Skip the pictures. Reproduce all other material exactly.

[begin Material]

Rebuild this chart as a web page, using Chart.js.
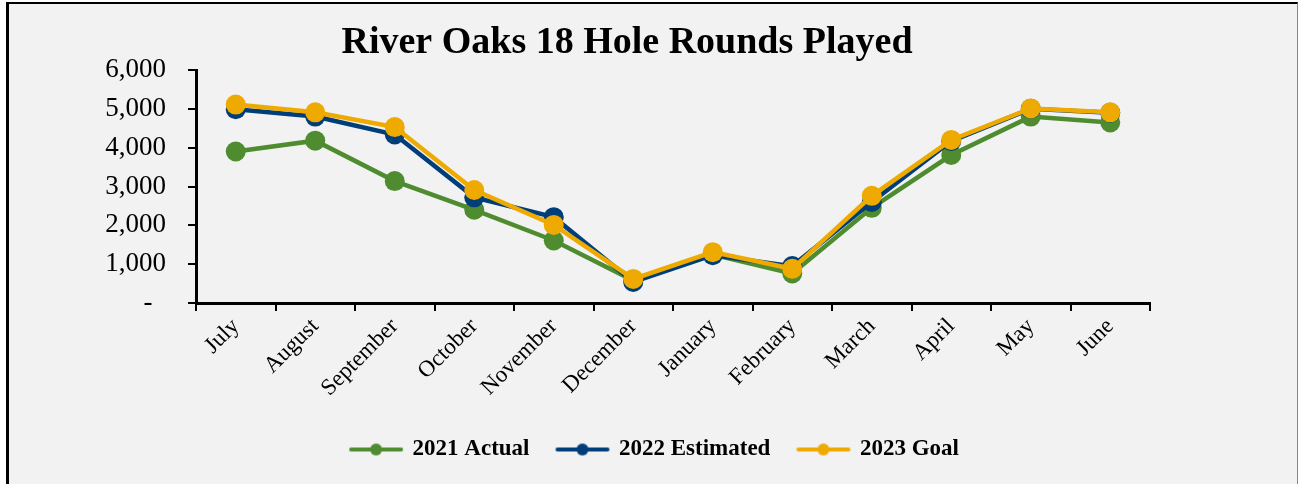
<!DOCTYPE html>
<html>
<head>
<meta charset="utf-8">
<script src="https://cdn.jsdelivr.net/npm/chart.js@4.4.1/dist/chart.umd.min.js"></script>
<style>
  html, body { margin: 0; padding: 0; background: #ffffff; overflow: hidden; }
  #frame {
    position: absolute; left: 6px; top: 2px; width: 1288px; height: 520px;
    background: #f2f2f2;
    border-left: 3px solid #000; border-top: 2px solid #000; border-right: 1px solid #888;
  }
  #wrap { position: absolute; left: 0; top: 0; width: 1299px; height: 484px; }
</style>
</head>
<body>
<div id="frame"></div>
<div id="wrap"><canvas id="chart" width="1299" height="484"></canvas></div>
<script>
// Data
const months = ['July', 'August', 'September', 'October', 'November', 'December',
                'January', 'February', 'March', 'April', 'May', 'June'];
const actual2021 = [3900, 4180, 3140, 2400, 1610, 580, 1250, 760, 2450, 3810, 4800, 4650];
const estimated2022 = [4990, 4800, 4340, 2720, 2210, 540, 1230, 950, 2600, 4170, 5000, 4900];
const goal2023 = [5110, 4910, 4530, 2910, 2010, 620, 1310, 880, 2760, 4200, 5010, 4910];
const yTicks = [0, 1000, 2000, 3000, 4000, 5000, 6000];

const GREEN = '#4e8c2f';
const BLUE = '#003e7a';
const GOLD = '#eeaa00';

// legend marker: short line with a dot in the middle
function legendMarker(color) {
    const c = document.createElement('canvas');
    c.width = 56;
    c.height = 16;
    const ctx = c.getContext('2d');
    ctx.strokeStyle = color;
    ctx.lineWidth = 4;
    ctx.lineCap = 'round';
    ctx.beginPath();
    ctx.moveTo(3, 8);
    ctx.lineTo(53, 8);
    ctx.stroke();
    ctx.fillStyle = color;
    ctx.beginPath();
    ctx.arc(28, 8, 6, 0, Math.PI * 2);
    ctx.fill();
    return c;
}

function series(label, data, color) {
    return {
        label: label,
        data: data,
        borderColor: color,
        backgroundColor: color,
        pointBackgroundColor: color,
        pointBorderColor: color,
        borderWidth: 4.5,
        pointRadius: 10,
        pointBorderWidth: 0,
        tension: 0,
        fill: false,
        marker: legendMarker(color)
    };
}

// shift the legend a little to the right, like the original
const legendShift = {
    id: 'legendShift',
    afterLayout(chart) {
        if (chart.legend) {
            chart.legend.left += 28;
            chart.legend.right += 28;
        }
    }
};

const serif = "'Liberation Serif', 'DejaVu Serif', serif";

new Chart(document.getElementById('chart'), {
    type: 'line',
    data: {
        labels: months,
        // drawn last on top: goal over estimated over actual
        datasets: [
            series('2023 Goal', goal2023, GOLD),
            series('2022 Estimated', estimated2022, BLUE),
            series('2021 Actual', actual2021, GREEN)
        ]
    },
    plugins: [legendShift],
    options: {
        responsive: false,
        animation: false,
        layout: { padding: { left: 104, right: 149, top: 0, bottom: 13 } },
        scales: {
            x: {
                offset: true,
                grid: {
                    display: true, drawOnChartArea: false, drawTicks: true,
                    tickLength: 8, color: '#000', lineWidth: 2, offset: true
                },
                border: { display: true, color: '#000', width: 3 },
                ticks: {
                    color: '#000',
                    font: { family: serif, size: 23 },
                    maxRotation: 45, minRotation: 45,
                    padding: 2
                },
                afterFit(scale) { scale.height = 107; }
            },
            y: {
                min: 0,
                max: 6000,
                afterBuildTicks(scale) { scale.ticks = yTicks.map(v => ({ value: v })); },
                grid: {
                    display: true, drawOnChartArea: false, drawTicks: true,
                    tickLength: 8, color: '#000', lineWidth: 2
                },
                border: { display: true, color: '#000', width: 3 },
                ticks: {
                    color: '#000',
                    font: { family: serif, size: 27 },
                    padding: 22,
                    callback: v => v === 0 ? '-  ' : v.toLocaleString('en-US')
                },
                afterFit(scale) { scale.width = 92; }
            }
        },
        plugins: {
            title: {
                display: true,
                text: 'River Oaks 18 Hole Rounds Played',
                color: '#000',
                font: { family: serif, size: 38, weight: 'bold' },
                padding: { top: 20, bottom: 4.4 }
            },
            legend: {
                display: true,
                position: 'bottom',
                reverse: true,
                labels: {
                    color: '#000',
                    font: { family: serif, size: 23, weight: 'bold' },
                    usePointStyle: true,
                    pointStyleWidth: 50,
                    padding: 28,
                    generateLabels(chart) {
                        const items = Chart.defaults.plugins.legend.labels.generateLabels(chart);
                        items.forEach(it => {
                            it.pointStyle = chart.data.datasets[it.datasetIndex].marker;
                        });
                        return items;
                    }
                }
            },
            tooltip: { enabled: false }
        }
    }
});
</script>
</body>
</html>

[end Material]

Task output →
Rebuild this chart as a web page, using Chart.js.
<!DOCTYPE html>
<html>
<head>
<meta charset="utf-8">
<script src="https://cdn.jsdelivr.net/npm/chart.js@4.4.1/dist/chart.umd.min.js"></script>
<style>
  html, body { margin: 0; padding: 0; background: #ffffff; overflow: hidden; }
  #frame {
    position: absolute; left: 6px; top: 2px; width: 1288px; height: 520px;
    background: #f2f2f2;
    border-left: 3px solid #000; border-top: 2px solid #000; border-right: 1px solid #888;
  }
  #wrap { position: absolute; left: 0; top: 0; width: 1299px; height: 484px; }
</style>
</head>
<body>
<div id="frame"></div>
<div id="wrap"><canvas id="chart" width="1299" height="484"></canvas></div>
<script>
// Data
const months = ['July', 'August', 'September', 'October', 'November', 'December',
                'January', 'February', 'March', 'April', 'May', 'June'];
const actual2021 = [3900, 4180, 3140, 2400, 1610, 580, 1250, 760, 2450, 3810, 4800, 4650];
const estimated2022 = [4990, 4800, 4340, 2720, 2210, 540, 1230, 950, 2600, 4170, 5000, 4900];
const goal2023 = [5110, 4910, 4530, 2910, 2010, 620, 1310, 880, 2760, 4200, 5010, 4910];
const yTicks = [0, 1000, 2000, 3000, 4000, 5000, 6000];

const GREEN = '#4e8c2f';
const BLUE = '#003e7a';
const GOLD = '#eeaa00';

// legend marker: short line with a dot in the middle
function legendMarker(color) {
    const c = document.createElement('canvas');
    c.width = 56;
    c.height = 16;
    const ctx = c.getContext('2d');
    ctx.strokeStyle = color;
    ctx.lineWidth = 4;
    ctx.lineCap = 'round';
    ctx.beginPath();
    ctx.moveTo(3, 8);
    ctx.lineTo(53, 8);
    ctx.stroke();
    ctx.fillStyle = color;
    ctx.beginPath();
    ctx.arc(28, 8, 6, 0, Math.PI * 2);
    ctx.fill();
    return c;
}

function series(label, data, color) {
    return {
        label: label,
        data: data,
        borderColor: color,
        backgroundColor: color,
        pointBackgroundColor: color,
        pointBorderColor: color,
        borderWidth: 4.5,
        pointRadius: 10,
        pointBorderWidth: 0,
        tension: 0,
        fill: false,
        marker: legendMarker(color)
    };
}

// shift the legend a little to the right, like the original
const legendShift = {
    id: 'legendShift',
    afterLayout(chart) {
        if (chart.legend) {
            chart.legend.left += 28;
            chart.legend.right += 28;
        }
    }
};

const serif = "'Liberation Serif', 'DejaVu Serif', serif";

new Chart(document.getElementById('chart'), {
    type: 'line',
    data: {
        labels: months,
        // drawn last on top: goal over estimated over actual
        datasets: [
            series('2023 Goal', goal2023, GOLD),
            series('2022 Estimated', estimated2022, BLUE),
            series('2021 Actual', actual2021, GREEN)
        ]
    },
    plugins: [legendShift],
    options: {
        responsive: false,
        animation: false,
        layout: { padding: { left: 104, right: 149, top: 0, bottom: 13 } },
        scales: {
            x: {
                offset: true,
                grid: {
                    display: true, drawOnChartArea: false, drawTicks: true,
                    tickLength: 8, color: '#000', lineWidth: 2, offset: true
                },
                border: { display: true, color: '#000', width: 3 },
                ticks: {
                    color: '#000',
                    font: { family: serif, size: 23 },
                    maxRotation: 45, minRotation: 45,
                    padding: 2
                },
                afterFit(scale) { scale.height = 107; }
            },
            y: {
                min: 0,
                max: 6000,
                afterBuildTicks(scale) { scale.ticks = yTicks.map(v => ({ value: v })); },
                grid: {
                    display: true, drawOnChartArea: false, drawTicks: true,
                    tickLength: 8, color: '#000', lineWidth: 2
                },
                border: { display: true, color: '#000', width: 3 },
                ticks: {
                    color: '#000',
                    font: { family: serif, size: 27 },
                    padding: 22,
                    callback: v => v === 0 ? '-  ' : v.toLocaleString('en-US')
                },
                afterFit(scale) { scale.width = 92; }
            }
        },
        plugins: {
            title: {
                display: true,
                text: 'River Oaks 18 Hole Rounds Played',
                color: '#000',
                font: { family: serif, size: 38, weight: 'bold' },
                padding: { top: 20, bottom: 4.4 }
            },
            legend: {
                display: true,
                position: 'bottom',
                reverse: true,
                labels: {
                    color: '#000',
                    font: { family: serif, size: 23, weight: 'bold' },
                    usePointStyle: true,
                    pointStyleWidth: 50,
                    padding: 28,
                    generateLabels(chart) {
                        const items = Chart.defaults.plugins.legend.labels.generateLabels(chart);
                        items.forEach(it => {
                            it.pointStyle = chart.data.datasets[it.datasetIndex].marker;
                        });
                        return items;
                    }
                }
            },
            tooltip: { enabled: false }
        }
    }
});
</script>
</body>
</html>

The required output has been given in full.